Before we knew it, it was nearly 1 a.m.; the elusive squid teased us, evading our lures right in front of our eyes. Only having caught two, we gave our bounty to the Newfie family. The father showed us how to clean the squid with several quick swipes of a small sharp knife.
Another afternoon, Michael Brown invited me to go clamming on Ingalls Head down Fisherman’s Haven Lane. I arrived and Michael handed me a clam hack (like a bent pitchfork) to dig for clams in the sand. With two of Michael’s friends, we headed down to the ebb tide flats where the surface of the sand bubbled with clam air holes. Bent down, I raked back the sand about a foot below the surface. As clams tumbled out, they shot salt water in the air, what Michael called “clam pee.”
Here’s a short video clip of Michael digging for clams, a bit shy in front of the video camera.
Michael lives with the ebb and flow of the tide by digging clams, picking dulse (edible seaweed), and working on his grandfather’s lobster boat. He buzzes around in a skiff he calls “The Little Tipsy.” Michael speaks in abrupt truths that often strike me with their vulnerability and sharp social and emotional analysis.
That afternoon after digging clams for about an hour, several others joined us on the flats: two older gentlemen, Gordy and Walter, and a family “digging for a feed.” Michael told me Gordy is the best clam digger on Grand Manan. Gordy is short and sturdy, wears a bandana with two eyes on his forehead, makes his living off digging clams by working two low tides per day. Once he digs a critical mass, he takes the ferry to the mainland where he sells the clams to market. When I asked what he likes about digging clams, Gordy told me, “The only boss I have is the tide. She’s the only boss I got. When Mother Nature says its time to go home, I go home.”
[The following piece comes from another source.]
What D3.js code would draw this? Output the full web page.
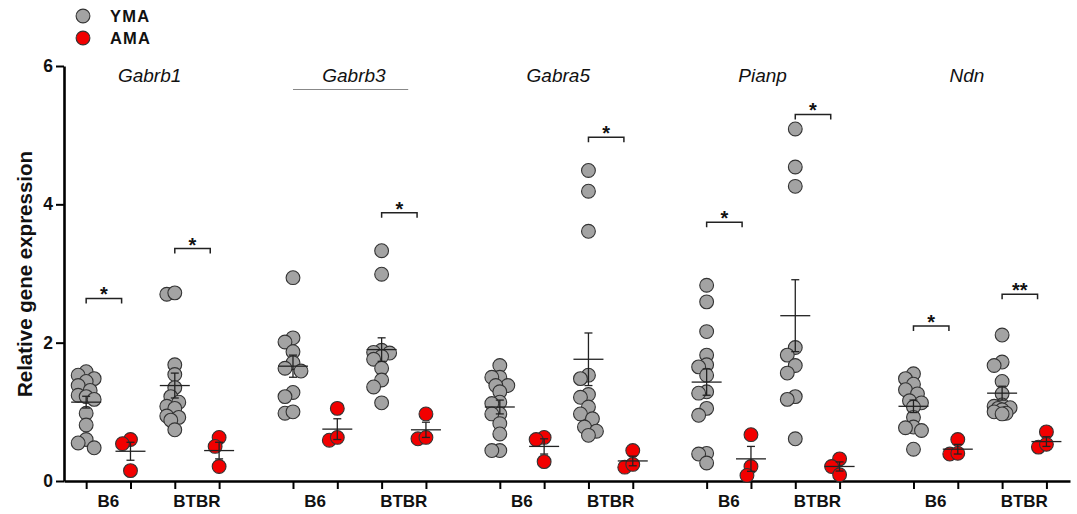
<!DOCTYPE html>
<html>
<head>
<meta charset="utf-8">
<script src="https://cdn.jsdelivr.net/npm/d3@7"></script>
<style>
  body { margin: 0; background: #fff; }
  svg { display: block; font-family: "Liberation Sans", Arial, sans-serif; }
</style>
</head>
<body>
<svg></svg>
<script>
var width = 1077,
    height = 514;

var genes = ["Gabrb1", "Gabrb3", "Gabra5", "Pianp", "Ndn"];
var strains = ["B6", "BTBR"];
var ages = ["YMA", "AMA"];
var yTicks = [0, 2, 4, 6];

// points per gene: B6 YMA, B6 AMA, BTBR YMA, BTBR AMA
var gabrb1 = [
    [1.58, 1.53, 1.48, 1.44, 1.38, 1.31, 1.24, 1.22, 1.18, 0.98, 0.81, 0.60, 0.55, 0.48],
    [0.60, 0.54, 0.15],
    [2.70, 2.72, 1.68, 1.54, 1.35, 1.22, 1.14, 1.08, 1.05, 0.94, 0.92, 0.88, 0.74],
    [0.63, 0.50, 0.21]
];
var gabrb3 = [
    [2.94, 2.07, 2.01, 1.87, 1.71, 1.63, 1.59, 1.28, 1.22, 0.98, 1.00],
    [1.05, 0.59, 0.63],
    [3.33, 2.99, 1.89, 1.86, 1.85, 1.80, 1.76, 1.63, 1.46, 1.36, 1.13],
    [0.97, 0.61, 0.63]
];
var gabra5 = [
    [1.67, 1.50, 1.50, 1.38, 1.38, 1.29, 1.14, 1.12, 0.97, 0.97, 0.83, 0.68, 0.44, 0.44],
    [0.63, 0.60, 0.28],
    [4.49, 4.19, 3.61, 1.53, 1.48, 1.25, 1.21, 1.07, 0.97, 0.90, 0.78, 0.72, 0.66],
    [0.44, 0.20, 0.24]
];
var pianp = [
    [2.83, 2.59, 2.16, 1.82, 1.68, 1.65, 1.53, 1.29, 1.27, 1.05, 0.95, 0.40, 0.39, 0.26],
    [0.67, 0.21, 0.08],
    [5.09, 4.54, 4.26, 1.93, 1.82, 1.67, 1.56, 1.22, 1.18, 0.61],
    [0.32, 0.21, 0.09]
];
var ndn = [
    [1.55, 1.48, 1.40, 1.32, 1.26, 1.16, 1.13, 1.07, 0.92, 0.78, 0.77, 0.73, 0.46],
    [0.60, 0.39, 0.40],
    [2.11, 1.72, 1.67, 1.44, 1.26, 1.10, 1.08, 1.06, 1.05, 1.03, 1.00, 0.98, 0.97],
    [0.71, 0.49, 0.53]
];
var points = [gabrb1, gabrb3, gabra5, pianp, ndn];

var means = [
    [1.14, 0.43, 1.38, 0.44],
    [1.66, 0.75, 1.90, 0.74],
    [1.07, 0.50, 1.76, 0.29],
    [1.43, 0.32, 2.39, 0.21],
    [1.08, 0.46, 1.27, 0.57]
];
var sems = [
    [0.085, 0.13, 0.18, 0.12],
    [0.16, 0.15, 0.17, 0.11],
    [0.10, 0.11, 0.38, 0.07],
    [0.19, 0.18, 0.52, 0.066],
    [0.09, 0.07, 0.10, 0.07]
];

// significance per strain (B6, BTBR): label and bracket height
var stars = [["*", "*"], ["", "*"], ["", "*"], ["*", "*"], ["*", "**"]];
var starHeights = [[2.64, 3.36], [null, 3.88], [null, 4.97], [3.74, 5.30], [2.24, 2.70]];

var colors = { YMA: "#a3a3a3", AMA: "#f20000" };
var geneGap = 4.667;
function pos(g, c) { return g * geneGap + c; }

var svg = d3.select("svg")
    .attr("width", width)
    .attr("height", height);

var x = d3.scaleLinear().domain([-0.5, 22.2]).range([64, 1070]);
var y = d3.scaleLinear().domain([0, 6]).range([481, 66]);

// compact beeswarm: offsets limited to +-8px, overlap allowed when crowded
function swarm(vals) {
    var cands = [0, -4, 4, -8, 8], minD = 9.5, placed = [], out = [];
    d3.range(vals.length)
        .sort((a, b) => vals[b] - vals[a])
        .forEach(function (i) {
            var cy = y(vals[i]);
            var best = 0, bestD = -1;
            for (var k = 0; k < cands.length; k++) {
                var off = cands[k];
                var dmin = d3.min(placed, p => Math.hypot(p.dx - off, p.cy - cy));
                if (dmin === undefined) dmin = Infinity;
                if (dmin >= minD) { best = off; break; }
                if (dmin > bestD + 0.5) { bestD = dmin; best = off; }
            }
            placed.push({ dx: best, cy: cy });
            out[i] = best;
        });
    return out;
}

// axes
var allPos = [];
genes.forEach((g, gi) => d3.range(4).forEach(c => allPos.push(pos(gi, c))));

var xAxis = svg.append("g")
    .attr("transform", "translate(0," + y(0) + ")")
    .call(d3.axisBottom(x).tickValues(allPos).tickSize(8).tickSizeOuter(0).tickFormat(""));
xAxis.select(".domain").attr("stroke-width", 2.6);
xAxis.selectAll(".tick line").attr("stroke-width", 2);

var yAxis = svg.append("g")
    .attr("transform", "translate(" + x(-0.5) + ",0)")
    .call(d3.axisLeft(y).tickValues(yTicks).tickFormat(d3.format("d"))
        .tickSize(8).tickSizeOuter(0).tickPadding(3));
yAxis.select(".domain").attr("stroke-width", 2.6);
yAxis.selectAll(".tick line").attr("stroke-width", 2);
yAxis.selectAll(".tick text")
    .attr("font-size", 17.5)
    .attr("font-weight", "bold")
    .attr("font-family", "'Liberation Sans', Arial, sans-serif")
    .attr("fill", "#111");

svg.append("text")
    .attr("transform", "translate(32," + 274 + ") rotate(-90)")
    .attr("text-anchor", "middle")
    .attr("font-size", 20.5)
    .attr("font-weight", "bold")
    .attr("fill", "#111")
    .text("Relative gene expression");

// strain labels and gene titles
genes.forEach(function (g, gi) {
    strains.forEach(function (s, si) {
        svg.append("text")
            .attr("x", x(pos(gi, si * 2 + 0.5)))
            .attr("y", 507)
            .attr("text-anchor", "middle")
            .attr("font-size", 17)
            .attr("font-weight", "bold")
            .attr("fill", "#111")
            .text(s);
    });
    svg.append("text")
        .attr("x", x(pos(gi, 1.5)) - 3 - gi * 2.5)
        .attr("y", 82)
        .attr("text-anchor", "middle")
        .attr("font-size", 19)
        .attr("font-style", "italic")
        .attr("fill", "#111")
        .text(g);
});

svg.append("line")
    .attr("x1", x(pos(1, 0)))
    .attr("x2", x(pos(1, 2.6)))
    .attr("y1", 89.5).attr("y2", 89.5)
    .attr("stroke", "#888")
    .attr("stroke-width", 1);

// points
var groups = [];
points.forEach(function (gene, gi) {
    gene.forEach(function (vals, c) {
        groups.push({ gene: gi, c: c, age: ages[c % 2], vals: vals, mean: means[gi][c], sem: sems[gi][c] });
    });
});

var gGroups = svg.selectAll("g.grp")
    .data(groups)
    .enter().append("g")
    .attr("class", "grp")
    .attr("transform", d => "translate(" + x(pos(d.gene, d.c)) + ",0)");

gGroups.each(function (d) {
    var offs = swarm(d.vals);
    d3.select(this).selectAll("circle")
        .data(d.vals)
        .enter().append("circle")
        .attr("cx", (v, i) => offs[i])
        .attr("cy", v => y(v))
        .attr("r", 6.9)
        .attr("fill", colors[d.age])
        .attr("stroke", "#333")
        .attr("stroke-width", 1.1);
});

// mean +/- SEM
gGroups.append("line")
    .attr("x1", 0).attr("x2", 0)
    .attr("y1", d => y(d.mean - d.sem))
    .attr("y2", d => y(d.mean + d.sem));
gGroups.append("line")
    .attr("x1", -4).attr("x2", 4)
    .attr("y1", d => y(d.mean + d.sem))
    .attr("y2", d => y(d.mean + d.sem));
gGroups.append("line")
    .attr("x1", -4).attr("x2", 4)
    .attr("y1", d => y(d.mean - d.sem))
    .attr("y2", d => y(d.mean - d.sem));
gGroups.append("line")
    .attr("x1", -15).attr("x2", 15)
    .attr("y1", d => y(d.mean))
    .attr("y2", d => y(d.mean));
gGroups.selectAll("line")
    .attr("stroke", "#222")
    .attr("stroke-width", 1.3);

// significance brackets
stars.forEach(function (row, gi) {
    row.forEach(function (lab, si) {
        if (!lab) return;
        var x0 = x(pos(gi, si * 2)),
            x1 = x(pos(gi, si * 2 + 0.8)),
            yb = y(starHeights[gi][si]);
        svg.append("path")
            .attr("d", "M" + x0 + "," + (yb + 5) + "V" + yb + "H" + x1 + "V" + (yb + 5))
            .attr("fill", "none")
            .attr("stroke", "#222")
            .attr("stroke-width", 1.5);
        svg.append("text")
            .attr("x", (x0 + x1) / 2)
            .attr("y", yb + 3)
            .attr("text-anchor", "middle")
            .attr("font-size", 20)
            .attr("font-weight", "bold")
            .attr("fill", "#111")
            .text(lab);
    });
});

// legend
var legend = svg.selectAll("g.legend")
    .data(ages)
    .enter().append("g")
    .attr("class", "legend")
    .attr("transform", (d, i) => "translate(83," + (16 + i * 22) + ")");
legend.append("circle")
    .attr("r", 6.9)
    .attr("fill", d => colors[d])
    .attr("stroke", "#333")
    .attr("stroke-width", 1.1);
legend.append("text")
    .attr("x", 27)
    .attr("y", 6)
    .attr("font-size", 16.5)
    .attr("font-weight", "bold")
    .attr("letter-spacing", 1.2)
    .attr("fill", "#111")
    .text(d => d);
</script>
</body>
</html>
Michael dug about $100 worth of clams that day. I helped a little. As we dug, Gordy and Michael gossiped back and forth, talked about Michael’s family, the recent passing of his grandmother and guardian Rilla Greene who was described in her obituary as “never afraid of hard days work.” Someone I wish I could have met, Rilla worked in the fishing industry boning herring, in the sardine factory, and most recently as a dockside monitor for local fishing companies. Michael explained that she drove herself to the hospital in the final days of her life. I had the sense that Gordy keeps an eye on Michael. Although Michael feigned a competitive tone when Gordy first arrived, it became clear the longer we dug, how much the two respected each other.
I feel enormous gratitude for the generosity of these students and all the other Grand Mananers who invited us into their homes, onto their boats, who fed us delicious seafood chowder, and let us take notes while they lobster fished. I will remember these two weeks on the island for the rest of my life.